Your objective:
Your answer is a single number: how many lines hold the word "React"?

• • • •

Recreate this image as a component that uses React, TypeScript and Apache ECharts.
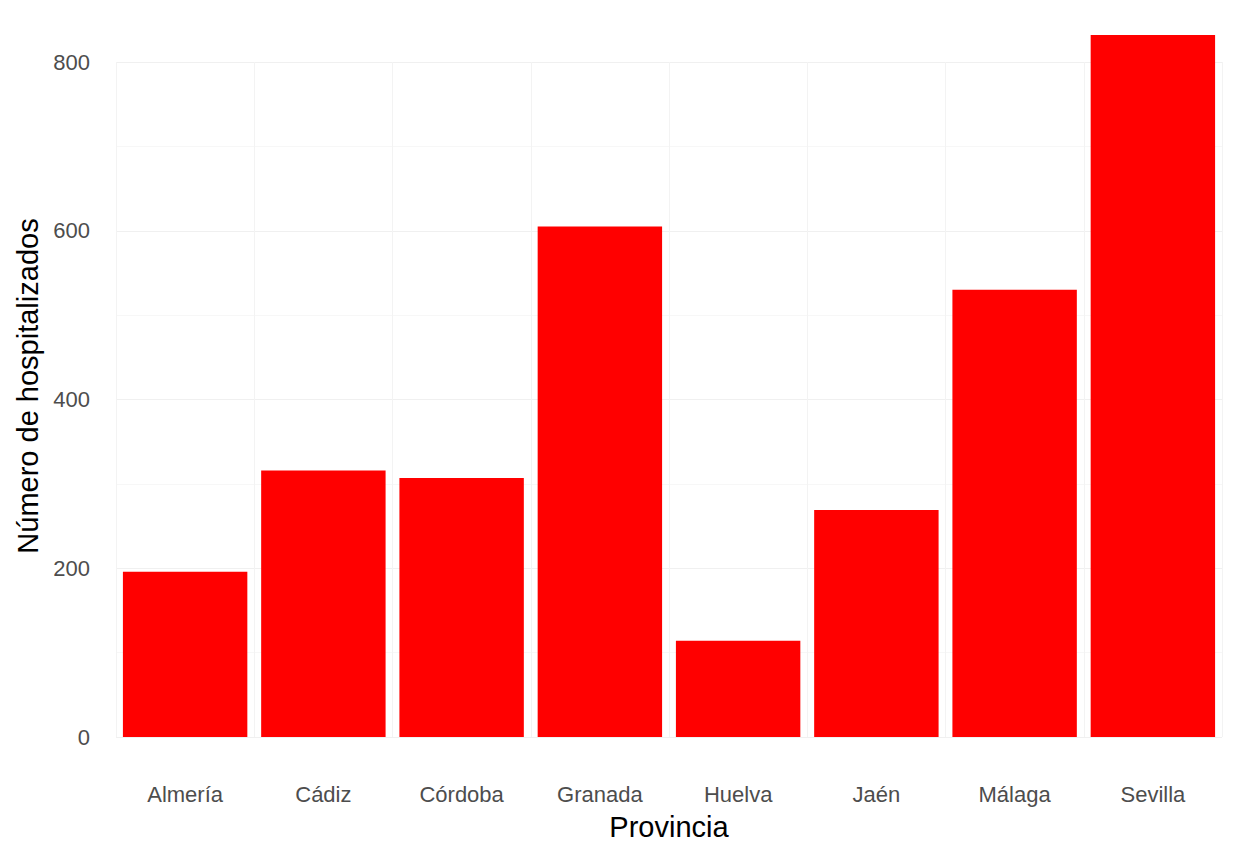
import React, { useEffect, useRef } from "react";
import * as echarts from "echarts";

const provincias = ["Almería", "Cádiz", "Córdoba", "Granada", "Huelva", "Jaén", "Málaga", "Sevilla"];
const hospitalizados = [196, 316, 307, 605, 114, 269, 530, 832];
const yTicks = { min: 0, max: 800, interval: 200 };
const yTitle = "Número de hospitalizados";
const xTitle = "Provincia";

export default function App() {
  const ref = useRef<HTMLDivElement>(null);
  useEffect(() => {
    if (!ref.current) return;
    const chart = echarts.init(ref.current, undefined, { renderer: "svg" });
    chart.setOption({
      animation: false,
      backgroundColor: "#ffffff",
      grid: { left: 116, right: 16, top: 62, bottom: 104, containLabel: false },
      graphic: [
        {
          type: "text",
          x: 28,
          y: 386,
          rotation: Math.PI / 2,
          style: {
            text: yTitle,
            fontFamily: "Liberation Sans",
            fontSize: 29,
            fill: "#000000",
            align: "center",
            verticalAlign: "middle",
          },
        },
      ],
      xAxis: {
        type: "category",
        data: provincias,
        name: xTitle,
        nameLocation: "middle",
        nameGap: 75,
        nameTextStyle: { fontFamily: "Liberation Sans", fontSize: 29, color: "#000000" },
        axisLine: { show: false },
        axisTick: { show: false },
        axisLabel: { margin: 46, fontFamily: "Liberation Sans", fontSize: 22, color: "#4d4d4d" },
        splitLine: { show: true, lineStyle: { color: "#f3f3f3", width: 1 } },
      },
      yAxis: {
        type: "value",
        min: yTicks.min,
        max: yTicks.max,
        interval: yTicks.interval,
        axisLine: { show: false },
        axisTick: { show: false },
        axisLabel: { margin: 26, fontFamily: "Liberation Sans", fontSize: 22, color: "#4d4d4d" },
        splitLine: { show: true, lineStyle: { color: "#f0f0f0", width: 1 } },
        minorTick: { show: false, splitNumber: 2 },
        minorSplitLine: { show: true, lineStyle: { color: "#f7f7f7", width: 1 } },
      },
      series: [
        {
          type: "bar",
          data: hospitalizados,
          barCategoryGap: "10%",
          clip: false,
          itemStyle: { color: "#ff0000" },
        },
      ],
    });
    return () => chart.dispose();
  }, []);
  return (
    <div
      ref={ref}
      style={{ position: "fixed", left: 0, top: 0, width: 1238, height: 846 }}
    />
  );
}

• • • •

Correct answer:
2